Track: The Aerial Maps bathe us in the iridescent glow of ‘Any Summer Day’ ahead of new album.


Feature Photograph: Safari Lee

There is a delightful day-glo sparkle in the new single from the Sydney supergroup The Aerial Maps, fueled by a fairground organ trill and guitars that ring out with a tremble. And it’s is all laced with a hint of wistful innocence that for many recalls the unique delights of languid, roasting Sydney summers spent on Clovelly Beach and eating potato scallops. You can almost see the bleached out vistas, smell the sunscreen and hear the seagulls.

Apt really for the arrival of the antipodean winter (and always colder in the southern outpost of Hobart where the Backseat Downunder HQ is housed), this is a blinding piece of sonic sunshine that hops, skips and pirouettes into the ears with a sense of carefree abandon.

Adam Gibson, with his hand on the tiller, says of the track:

Perhaps upending perceptions of the Aerial Maps as a band that only deals in elongated spoken-word based tales of life, love, and the land, this is a pop song that evokes the joy of summer days by the beach, but with the smell of bushfire smoke in the air hinting at wider concerns. All the band members are lovers of guitar pop and on this song we just let that love fly free.

His delivery is, as always, in the Australian vernacular, raw and expressive, with a filigree of gold added by Alannah Russack’s velvet vocals.

‘Any Summer Day’ is out now and available to download and stream through the link above and here.

Every Aerial Maps album has a theme or concept underpinning it. Their first album In The Blinding Sunlight (2008) was all about memory and a sense of nostalgia, the second The Sunset Park (2011) was a “novel in song” about crossing Australia, the third, Intimate Hinterland (2021), was about the intimate connection of people within the Australian landscape, the place where we live our lives.

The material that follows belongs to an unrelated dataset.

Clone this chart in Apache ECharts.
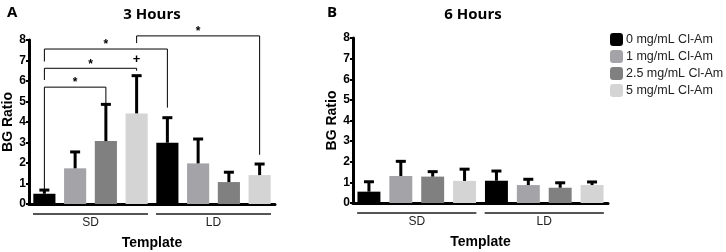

‘Our Sunburnt Dream’, produced by Jim Moginie (Midnight Oil) and Ted Howard and out on 21 June 2024, is a combination of all these ideas brought together, a dreamlike vision in which personal experiences and more fictional stories are presented as a widescreen collection, all infused with the bright sunlight of Australia. Gibson says of the new album:

Things are changing in this landscapeWe felt it was important to try to document how we cope with such change but also at same time celebrate our resilience and power to push onwards in the face of such changes. So this album seeks to present songs that are deeply personal but also contains stories that have a more fictional aspect, peopled by widely varying characters, with the end result being a cornucopia of ideas and situations.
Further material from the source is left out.